I’m Blogging this from my Blackberry. It’s been a long day (still is). I’ve been on this Air Canada plane stuck on the Toronto tarmac since 4:30 pm (it’s now 9:45 pm). Over five hours. Everything from runway delays to de-icing to needing more fuel to more de-icing to changing runways to blah, blah, blah.
It’s cold and snowy. I’m tired. Everyone on this plane is tired. Can we blame Air Canada? You can’t blame them for the delays. I’m also more sick of Blog bitching customer service posts than having to sit here for five hours. But how does all of this affect the brand of Air Canada? I know, the majority of people will tell you that the Air Canada brand couldn’t get any worse. What fascinates me is how this brand is completely affected by outside sources as well. Friendlier flight attendants can’t make the snow stop and peanuts instead of pretzels won’t make the de-icing process speed up. Air Canada, to a large degree, is not in control of their brand.
Sound familiar?
None of us are in control of our brands anymore.
Truth be told, we never were in control.
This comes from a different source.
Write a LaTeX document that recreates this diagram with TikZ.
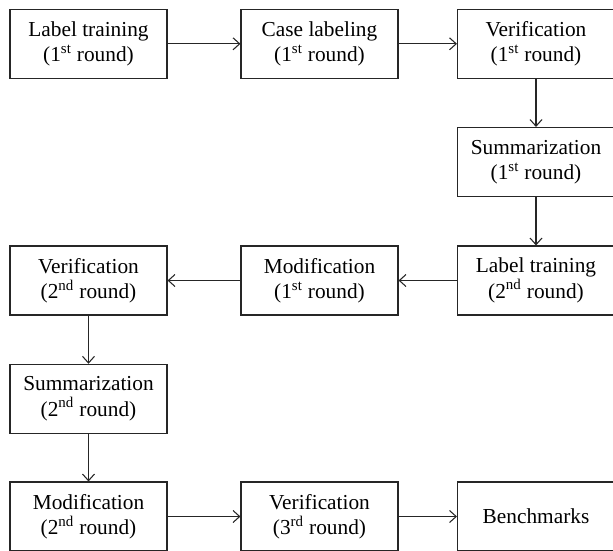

We thought, because we could scream louder than the lonely consumer, that we were in control. Through Social Media and other channels, consumers can scream as loud (sometimes even louder) than your command and control branding exercises.
Sitting here, it got me thinking that all brands are just like Air Canada. You can do everything right or you can do everything wrong. At the end of the day, how many people will look at a five-hour tarmac delay for a fifty minute flight and not blame Air Canada? Ironically, Air Canada is doing everything they can to stay alive in this environment… And it’s a bloody battle for the mind and wallet.
What stories do your battle scars tell in a world where every voice has an almost-equal volume? How do you deliver on your brand and the experience when all of these external factors will always affect your brand in multiples compared to what you can control (if you have any control at all)?
I believe that the entire notion of what a brand is keeps changing. I think the democratization of the voice is going change brands and the overall experience in ways we could have never imagined in the coming months and years.
Update: the flight left Toronto just after 10:00 pm. I am home now. Tired. Ready for sleep.